The assessment of interest against the state or its governmental entities should be the exception rather than the rule. We have long held that under the doctrine of sovereign immunity the state is not liable for interest on its debts unless a statute or a contract calls for it. As stated in Board of Public Instruction v. Kennedy,
The allowance of interest prior to judgment, on an ordinary unpaid school claim of the character here dealt with, can only be justified when specially provided for by statute (Duval County v. Charleston Engineering & Con. Co.,101 Fla. 341 , 134 So.Rep. 509); or where the contract at its inception had included in it an authorized stipulation agreeing to pay interest on deferred payments required to be made under the contract. No such stipulation appeared in the contract sued on, nor was an agreement to pay interest authorized to be made by the school board after the service had been completely rendered and the contract fully executed, since there was no valid consideration for any such an undertaking.

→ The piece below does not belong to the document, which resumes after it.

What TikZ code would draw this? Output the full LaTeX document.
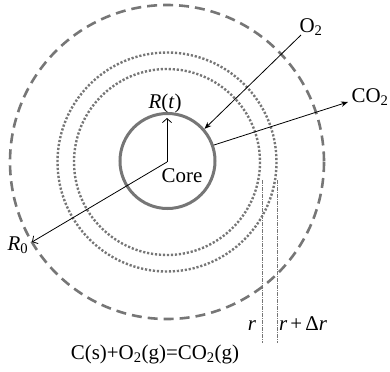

Kennedy claimed that he was entitled to interest as an indebtedness resulting from providing bus transportation. He lost. A state is not liable for interest on its debts unless authorized by its legislature or pursuant to contract. United States v. North Carolina,
This Court modified the effect of Kennedy somewhat in Treadway v. Terrell,
[I]t may be assumed that, in authorizing suits against the State Road Department the statute intends that interest may be adjudged against the State in proper cases where it is necessary to do complete justice and to accomplish the purposes of the statute in authorizing suits against the State on any claim arising under contract for work done since June 7, 1923.
Id. at 858,
Under Article III, Section 22, of the Florida Constitution, F.S.A., the Legislature is empowered to authorize suits against the state or any of its agencies. When suit is authorized against a state agency without limitation as to interest, the authorizing statute may by reasonable intendment be construed to permit the award of interest against the state agency as a legal incident to the judgment even though the payment of interest by the state is not expressly provided by the statute. Where statutory authority to sue a state agency is given, payment of interest on a claim adjudicated under the statute may be impliedly authorized when the nature of the claim and the object designed in permitting such suits against the state or its agency warrant such implication. We are of the view that the implication is warranted in the case before us.
Id. at 813. Thus, before implying a right to interest, one must look at the enabling statute and the nature and circumstances of the claim. Does the enabling statute to sue imply interest? Is the award of interest necessary to do justice?
This is a suit for overtime compensation. It resulted from a legitimate good faith dispute on how the hours and wages of the employees were to be computed. The county thought it had fully paid its employees.
With the exception of the right to sue the state road department (section 337.19, Florida Statutes), I can locate no statutory authorization for suits against the state for breach of employment contracts.[1] This Court afforded such right by case law. Pan American Tobacco Corp. v. Department of Corrections,
I therefore conclude that no interest on the unpaid overtime is due. If any is due, however, I agree that it should not run for wages earned prior to the demand for overtime compensation.
NOTES
Notes
[1] Under the facts here, § 295.14, Fla. Stat., has no application.